It is unnecessary here to repeat what is fully set out in a previous chapter, suffice to say our experiences on this occasion were equally as interesting of those of ’62, and that his Excellency vowed that amid all his miscellaneous experiences nothing so unique had ever equally delighted him.

Five o’clock was striking as we drove past Covent Garden, and having suggested that excellent eggs and bacon were to be obtained at Hart’s Coffee House, all alighted and all ate as only diplomatists and night birds can.

As we drove still further West the strings of market carts wafted the odours of country life and green things into our debauched nostrils, and we slunk away to our respective homes more or less delighted with our adventures.

Whilst on the subject of Russian diplomatists a deafening experience I had a few years later may not be without interest.

It was on the Grand Duke Alexis’s flagship that I had the honour of finding myself one of some sixty guests. In addition to the Russian battleship there were men-of-war of England, France, and Sweden in the harbour, and the Grand Duke was presiding at the table.

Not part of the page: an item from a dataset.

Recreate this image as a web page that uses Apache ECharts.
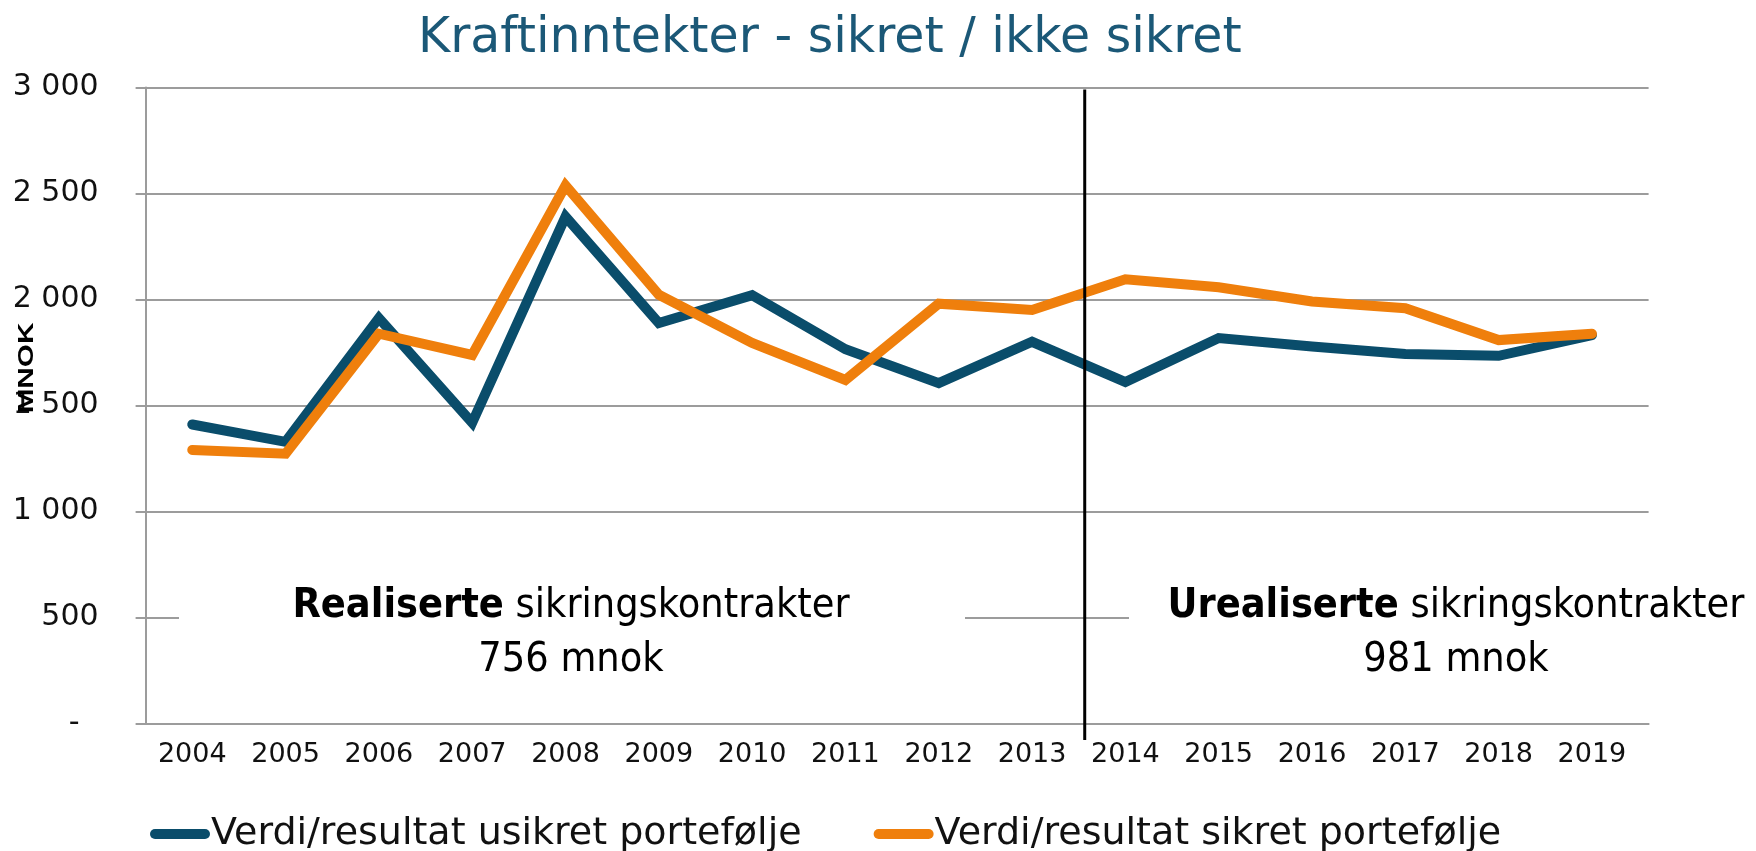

Needless to describe the excellent cookery—for Russian cookery is very difficult to beat—nor the choice Crimean wines, many of which are unobtainable except at the Imperial table, but when the dinner was over the row literally began.

First the Grand Duke proposed the Czar’s health, smashing the glass so that no less worthy toast should again defile it, and 101 guns began a salute on the deck immediately over our heads.

Barely had it ceased when the battleships of England, France, and Sweden followed—not simultaneously, but one after another—and again the Grand Duke arose and proposed the Queen of England to a repetition of the same diabolical accompaniment. And then followed the toast to the rulers of France and Sweden till the viands we had consumed seemed to rattle in their astonishment, and our heads to whirl with after-dinner loyalty.

And when the adjournment to the main deck for coffee and cigarettes took place, it is no exaggeration to assert that we waded ankle deep through broken glass.

The impetus given to that industry must have been enormous!